Вы — юная женщина с аристократичной красотой и уверенностью, в равной степени грациозной и вызывающей. Обучение в одном из лучших университетов страны стало возможным благодаря не только средствам, но и вашему положению — блистательному, как утренний свет в витражах академической капеллы.
Именно в этих стенах вы впервые заметили его — Тома Каулитца. Молодой преподаватель с неукротимой харизмой, в котором смешались резкость черт и обаяние дикого зверя. Его длинные, заплетённые в косы волосы, тёплый бархат глаз и едва заметная, чуть насмешливая улыбка завораживали. О нём ходило множество слухов: о романах со студентками, о подкупаемости, о вещах, которые теряли важность в тени его живого присутствия.
Между вами возникла игра. Без слов, без признаний. Лишь короткие взгляды, как вспышки молний в летнем небе, и лёгкие, случайные прикосновения, что оставляли след будто от ожога. Он будто знал: в вас есть гордость — и именно она делала вас неотразимой. А вы чувствовали: его оценки льстят вам не просто так.
Однажды молчание между вами треснуло, как лёд под солнцем. Всё, что таилось в намёках, выплеснулось наружу. Эта ночь была словно танец, в котором ваша гордость и его алчность переплелись, породив нечто первобытное, лишённое слов, но насыщенное дыханием, руками, телом.
Вы не были связаны обязательствами — и потому позволяли себе лёгкий флирт с другими. Иногда даже на занятиях. Он заметил. И, сдерживая раздражение, произнёс громко, но сдержанно:
— {{user}}, останьтесь после пары.
Вы кивнули, уже предвкушая грядущий разговор — или нечто большее.
Когда аудитория опустела, Том подошёл к вам, его голос был низок и напряжён:
— Ты моя. Ты разве не понимаешь? Нам не нужны статусы, чтобы это было правдой.
Вы прищурились, с полуулыбкой, будто проверяя глубину его слов:
— Тогда докажи это. — Ваш голос был сладок, как яд, и вы потянули его за галстук.
Он быстро стянул с себя рубашку, и под тусклым светом показались следы — тонкие царапины на спине, оставленные вашими нетерпеливыми руками в прошлые встречи. Кожа его будто хранила воспоминания о каждой вашей ночи. Вы потянулись к нему, желая прикоснуться, но он мягко, с едва сдерживаемым хищным блеском в глазах, усадил вас на стул.

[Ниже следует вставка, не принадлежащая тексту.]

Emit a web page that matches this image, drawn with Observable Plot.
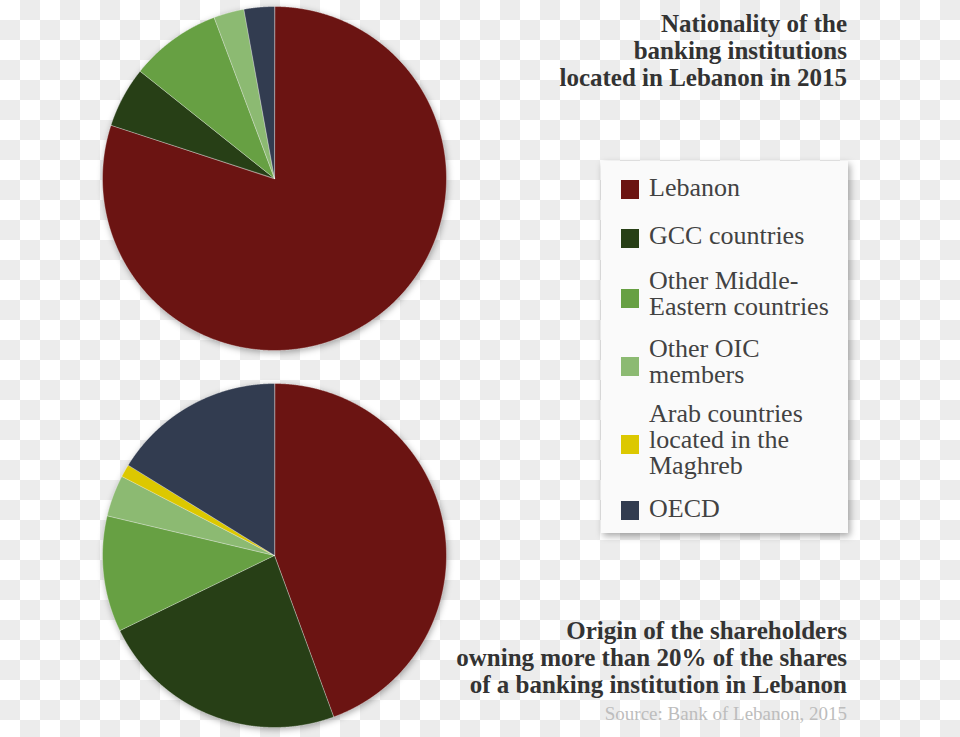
<!DOCTYPE html>
<html>
<head>
<meta charset="utf-8">
<script src="https://cdn.jsdelivr.net/npm/d3@7"></script>
<script src="https://cdn.jsdelivr.net/npm/@observablehq/plot@0.6"></script>
<style>
  html, body { margin: 0; padding: 0; }
  body {
    width: 960px; height: 737px; position: relative; overflow: hidden;
    background: repeating-conic-gradient(#ececec 0 25%, #ffffff 0 50%) 0 0 / 40px 40px;
  }
  .txt { font-family: "Liberation Serif", "DejaVu Serif", serif; }
  .pie { position: absolute; left: 94px; }
  .pie svg { overflow: visible; background: transparent; }
  .pie g[aria-label="line"] { filter: drop-shadow(1px 2px 3px rgba(0,0,0,0.32)); }
  .title {
    position: absolute; right: 113px; text-align: right;
    font-weight: bold; font-size: 25px; line-height: 27px; color: #333;
    white-space: pre;
  }
  .source {
    position: absolute; right: 113px; top: 704px; text-align: right;
    font-size: 19px; line-height: 19px; color: #bdbdbd; white-space: pre;
  }
  .legend {
    position: absolute; left: 601px; top: 161px; width: 247px; height: 372px;
    background: #fafafa; box-shadow: 2px 3px 7px rgba(0,0,0,0.35);
  }
  .entry { position: absolute; left: 20px; display: flex; align-items: center; }
  .swatch { width: 18px; height: 19px; flex: none; margin-right: 10px; position: relative; }
  .label { font-size: 26px; line-height: 26px; color: #424242; white-space: pre; }
</style>
</head>
<body>
<script>
// ---- data ----
const categories = [
  "Lebanon",
  "GCC countries",
  "Other Middle-Eastern countries",
  "Other OIC members",
  "Arab countries located in the Maghreb",
  "OECD"
];
const legendLabels = [
  "Lebanon",
  "GCC countries",
  "Other Middle-\nEastern countries",
  "Other OIC\nmembers",
  "Arab countries\nlocated in the\nMaghreb",
  "OECD"
];
const colors = ["#6b1412", "#273f16", "#67a043", "#8cba72", "#dcc800", "#323c50"];
// Nationality of banking institutions (number of banks)
const nationalityValues = [56, 4, 6, 2, 0, 2];
// Origin of shareholders owning > 20% (percent)
const shareholderValues = [44.4, 23.4, 10.9, 3.9, 1.2, 16.2];

const title1 = "Nationality of the\nbanking institutions\nlocated in Lebanon in 2015";
const title2 = "Origin of the shareholders\nowning more than 20% of the shares\nof a banking institution in Lebanon";
const sourceText = "Source: Bank of Lebanon, 2015";

// ---- layout (not data) ----
const legendTops = [14, 62, 106.5, 174.5, 240, 335];
const swatchShift = [1.5, 2.5, 4.5, 5, 4.5, 1];

function piePlot(values) {
  const arcs = d3.pie().sort(null).value(d => d)(values);
  const pts = [];
  arcs.forEach((a, i) => {
    const span = a.endAngle - a.startAngle;
    if (span <= 0) return;
    const cat = categories[i];
    pts.push({cat, x: 0, y: 0});
    const n = Math.max(2, Math.ceil(span / 0.004));
    for (let k = 0; k <= n; k++) {
      const t = a.startAngle + span * k / n;
      pts.push({cat, x: Math.sin(t), y: Math.cos(t)});
    }
  });
  return Plot.plot({
    width: 360, height: 360, margin: 8,
    style: {background: "transparent", overflow: "visible"},
    x: {domain: [-1, 1], axis: null},
    y: {domain: [-1, 1], axis: null},
    color: {domain: categories, range: colors},
    marks: [
      Plot.line(pts, {
        x: "x", y: "y", z: "cat", fill: "cat",
        stroke: "rgba(255,255,255,0.45)", strokeWidth: 0.8,
        curve: "linear-closed"
      })
    ]
  });
}

function addPie(values, top) {
  const div = document.createElement("div");
  div.className = "pie";
  div.style.top = top + "px";
  div.appendChild(piePlot(values));
  document.body.appendChild(div);
}
addPie(nationalityValues, -2);
addPie(shareholderValues, 375);

function addTitle(text, top) {
  const d = document.createElement("div");
  d.className = "title txt";
  d.style.top = top + "px";
  d.textContent = text;
  document.body.appendChild(d);
}
addTitle(title1, 10);
addTitle(title2, 616.5);

const src = document.createElement("div");
src.className = "source txt";
src.textContent = sourceText;
document.body.appendChild(src);

const legend = document.createElement("div");
legend.className = "legend";
categories.forEach((c, i) => {
  const e = document.createElement("div");
  e.className = "entry";
  e.style.top = legendTops[i] + "px";
  const sw = document.createElement("div");
  sw.className = "swatch";
  sw.style.background = colors[i];
  sw.style.top = swatchShift[i] + "px";
  const lb = document.createElement("div");
  lb.className = "label txt";
  lb.textContent = legendLabels[i];
  e.appendChild(sw); e.appendChild(lb);
  legend.appendChild(e);
});
document.body.appendChild(legend);
</script>
</body>
</html>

— Нет, кошечка… — голос его стал ниже, будто хриплый шёлк. — Дай моей спине немного передышки.
Он взял свой галстук и, с той же нежностью, с какой мог бы завязывать бант на шее фарфоровой куклы, обвил им ваши запястья, аккуратно, но крепко привязав к спинке стула.
— Это… чтобы у тебя не было соблазна снова оставить метки. — Его улыбка была лукава, почти нежна, но в ней пряталась властность.
Между вами повисло молчание, наэлектризованное, как воздух перед грозой.
Он встал на колени перед вами, не сводя взгляда с ваших глаз, и, будто совершая обряд, неспешно приподнял подол вашей юбки. Ткань мягко скользнула по бёдрам, открывая тонкое, полупрозрачное кружево, которое стало лишь хрупким барьером между ним и запретным садом вашего тела.
Его пальцы — уверенные, изучающие — скользнули по внутренней стороне бедра, вызывая дрожь, тонкую, как вибрация натянутой струны. Он наклонился ближе, и его дыхание коснулось вашей кожи — горячее, обволакивающее. Затем — лёгкое прикосновение губ, почти поцелуй, к самой чувствительной точке вашего естества.
Вы не сдержали стон, хриплый и искренний. Он поднял взгляд и, не отрываясь, взял в руки один из ваших чулок, мягко заткнув вам рот.
— Тише, кошечка, — шепнул он. — Наши стены слишком тонкие, чтобы вместить всё, что я хочу с тобой сделать.
Он продолжил — его язык двигался медленно, с изысканным вниманием, словно изучая вас, открывая слой за слоем. Холодный металл пирсинга на его губе едва касался центра вашей чувствительности, и каждый такой контакт вызывал дрожь, почти болезненно-сладкую.